⟨

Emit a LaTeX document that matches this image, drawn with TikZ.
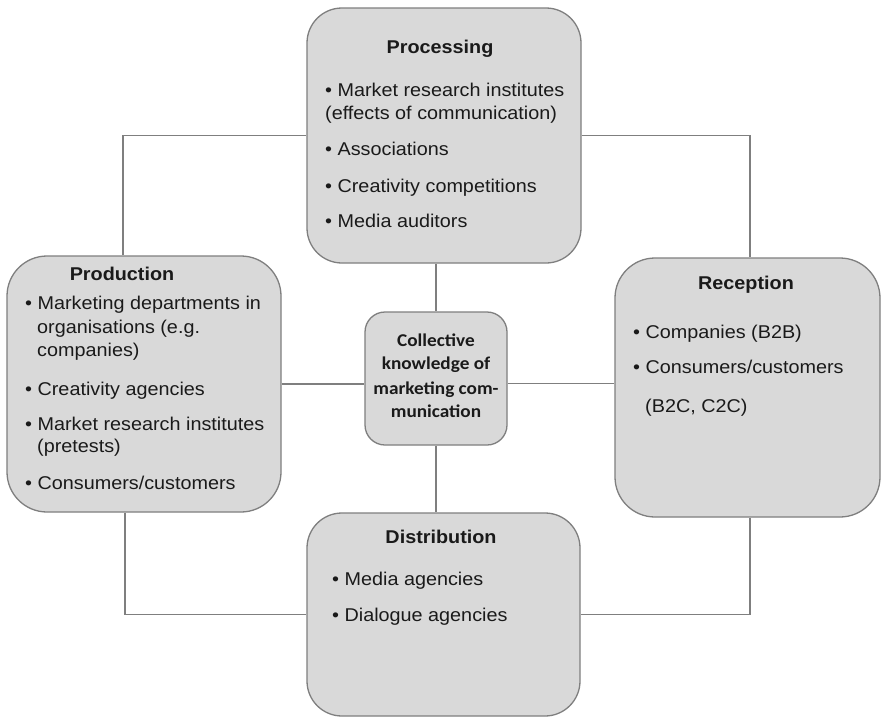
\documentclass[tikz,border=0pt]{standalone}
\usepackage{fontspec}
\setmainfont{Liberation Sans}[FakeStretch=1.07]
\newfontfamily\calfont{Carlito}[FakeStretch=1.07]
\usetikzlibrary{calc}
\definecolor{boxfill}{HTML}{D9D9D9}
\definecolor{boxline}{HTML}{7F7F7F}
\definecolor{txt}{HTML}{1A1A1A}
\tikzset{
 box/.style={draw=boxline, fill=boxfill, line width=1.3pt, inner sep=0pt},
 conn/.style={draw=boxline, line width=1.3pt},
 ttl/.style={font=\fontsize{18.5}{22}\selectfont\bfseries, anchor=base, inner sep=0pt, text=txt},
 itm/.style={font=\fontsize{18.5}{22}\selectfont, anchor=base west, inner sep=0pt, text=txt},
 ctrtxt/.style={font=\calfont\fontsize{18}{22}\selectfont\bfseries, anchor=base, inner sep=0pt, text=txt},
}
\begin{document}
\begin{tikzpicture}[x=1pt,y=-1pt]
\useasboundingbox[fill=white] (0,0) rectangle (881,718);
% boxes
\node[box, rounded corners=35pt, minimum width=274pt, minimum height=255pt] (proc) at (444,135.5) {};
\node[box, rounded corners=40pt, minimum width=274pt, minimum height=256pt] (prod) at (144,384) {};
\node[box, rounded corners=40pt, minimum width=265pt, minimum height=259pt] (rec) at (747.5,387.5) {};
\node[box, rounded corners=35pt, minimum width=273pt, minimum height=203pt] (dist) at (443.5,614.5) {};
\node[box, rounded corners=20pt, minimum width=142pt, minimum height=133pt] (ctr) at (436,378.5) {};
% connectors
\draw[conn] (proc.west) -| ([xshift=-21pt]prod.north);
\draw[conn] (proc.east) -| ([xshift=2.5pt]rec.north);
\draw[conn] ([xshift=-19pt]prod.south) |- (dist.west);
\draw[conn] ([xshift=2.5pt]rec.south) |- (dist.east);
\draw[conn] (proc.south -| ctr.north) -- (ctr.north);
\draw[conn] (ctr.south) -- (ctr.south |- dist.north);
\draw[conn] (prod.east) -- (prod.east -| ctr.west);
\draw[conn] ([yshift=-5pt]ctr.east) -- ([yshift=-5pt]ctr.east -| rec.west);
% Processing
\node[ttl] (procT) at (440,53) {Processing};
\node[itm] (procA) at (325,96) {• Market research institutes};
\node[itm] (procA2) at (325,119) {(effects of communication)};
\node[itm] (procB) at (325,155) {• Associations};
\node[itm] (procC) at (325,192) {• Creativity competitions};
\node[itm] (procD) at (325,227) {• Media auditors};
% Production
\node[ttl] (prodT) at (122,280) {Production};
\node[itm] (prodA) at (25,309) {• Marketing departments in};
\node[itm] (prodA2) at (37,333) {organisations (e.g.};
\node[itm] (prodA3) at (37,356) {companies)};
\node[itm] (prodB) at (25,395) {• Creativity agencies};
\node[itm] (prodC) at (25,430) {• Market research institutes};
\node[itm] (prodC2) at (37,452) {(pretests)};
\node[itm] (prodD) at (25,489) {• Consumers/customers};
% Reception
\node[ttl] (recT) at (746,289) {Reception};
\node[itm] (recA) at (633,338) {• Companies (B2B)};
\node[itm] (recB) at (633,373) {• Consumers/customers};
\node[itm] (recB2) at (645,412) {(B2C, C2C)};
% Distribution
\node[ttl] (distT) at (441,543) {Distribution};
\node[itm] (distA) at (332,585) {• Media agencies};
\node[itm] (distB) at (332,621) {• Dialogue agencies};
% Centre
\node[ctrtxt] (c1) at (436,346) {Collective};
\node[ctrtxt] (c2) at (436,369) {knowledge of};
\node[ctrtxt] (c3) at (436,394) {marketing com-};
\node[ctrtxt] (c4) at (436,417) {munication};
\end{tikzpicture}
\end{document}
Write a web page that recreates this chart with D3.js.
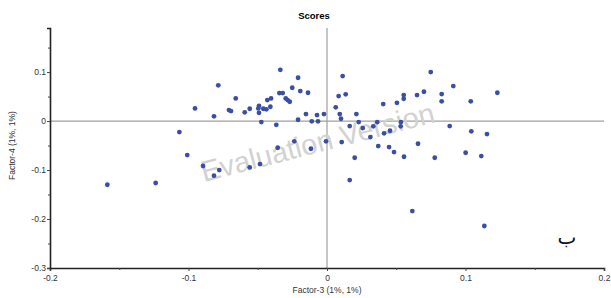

⟩

## WHAT THE EXERCISE ASKS
Omit the images and transcribe all of the records above word for word.

## TASK OUTPUT
Emit a LaTeX document that matches this image, drawn with TikZ.
\documentclass[tikz,border=0pt]{standalone}
\usepackage{fontspec}
\setmainfont{Liberation Sans}[FakeStretch=1.07]
\newfontfamily\calfont{Carlito}[FakeStretch=1.07]
\usetikzlibrary{calc}
\definecolor{boxfill}{HTML}{D9D9D9}
\definecolor{boxline}{HTML}{7F7F7F}
\definecolor{txt}{HTML}{1A1A1A}
\tikzset{
 box/.style={draw=boxline, fill=boxfill, line width=1.3pt, inner sep=0pt},
 conn/.style={draw=boxline, line width=1.3pt},
 ttl/.style={font=\fontsize{18.5}{22}\selectfont\bfseries, anchor=base, inner sep=0pt, text=txt},
 itm/.style={font=\fontsize{18.5}{22}\selectfont, anchor=base west, inner sep=0pt, text=txt},
 ctrtxt/.style={font=\calfont\fontsize{18}{22}\selectfont\bfseries, anchor=base, inner sep=0pt, text=txt},
}
\begin{document}
\begin{tikzpicture}[x=1pt,y=-1pt]
\useasboundingbox[fill=white] (0,0) rectangle (881,718);
% boxes
\node[box, rounded corners=35pt, minimum width=274pt, minimum height=255pt] (proc) at (444,135.5) {};
\node[box, rounded corners=40pt, minimum width=274pt, minimum height=256pt] (prod) at (144,384) {};
\node[box, rounded corners=40pt, minimum width=265pt, minimum height=259pt] (rec) at (747.5,387.5) {};
\node[box, rounded corners=35pt, minimum width=273pt, minimum height=203pt] (dist) at (443.5,614.5) {};
\node[box, rounded corners=20pt, minimum width=142pt, minimum height=133pt] (ctr) at (436,378.5) {};
% connectors
\draw[conn] (proc.west) -| ([xshift=-21pt]prod.north);
\draw[conn] (proc.east) -| ([xshift=2.5pt]rec.north);
\draw[conn] ([xshift=-19pt]prod.south) |- (dist.west);
\draw[conn] ([xshift=2.5pt]rec.south) |- (dist.east);
\draw[conn] (proc.south -| ctr.north) -- (ctr.north);
\draw[conn] (ctr.south) -- (ctr.south |- dist.north);
\draw[conn] (prod.east) -- (prod.east -| ctr.west);
\draw[conn] ([yshift=-5pt]ctr.east) -- ([yshift=-5pt]ctr.east -| rec.west);
% Processing
\node[ttl] (procT) at (440,53) {Processing};
\node[itm] (procA) at (325,96) {• Market research institutes};
\node[itm] (procA2) at (325,119) {(effects of communication)};
\node[itm] (procB) at (325,155) {• Associations};
\node[itm] (procC) at (325,192) {• Creativity competitions};
\node[itm] (procD) at (325,227) {• Media auditors};
% Production
\node[ttl] (prodT) at (122,280) {Production};
\node[itm] (prodA) at (25,309) {• Marketing departments in};
\node[itm] (prodA2) at (37,333) {organisations (e.g.};
\node[itm] (prodA3) at (37,356) {companies)};
\node[itm] (prodB) at (25,395) {• Creativity agencies};
\node[itm] (prodC) at (25,430) {• Market research institutes};
\node[itm] (prodC2) at (37,452) {(pretests)};
\node[itm] (prodD) at (25,489) {• Consumers/customers};
% Reception
\node[ttl] (recT) at (746,289) {Reception};
\node[itm] (recA) at (633,338) {• Companies (B2B)};
\node[itm] (recB) at (633,373) {• Consumers/customers};
\node[itm] (recB2) at (645,412) {(B2C, C2C)};
% Distribution
\node[ttl] (distT) at (441,543) {Distribution};
\node[itm] (distA) at (332,585) {• Media agencies};
\node[itm] (distB) at (332,621) {• Dialogue agencies};
% Centre
\node[ctrtxt] (c1) at (436,346) {Collective};
\node[ctrtxt] (c2) at (436,369) {knowledge of};
\node[ctrtxt] (c3) at (436,394) {marketing com-};
\node[ctrtxt] (c4) at (436,417) {munication};
\end{tikzpicture}
\end{document}
Write a web page that recreates this chart with D3.js.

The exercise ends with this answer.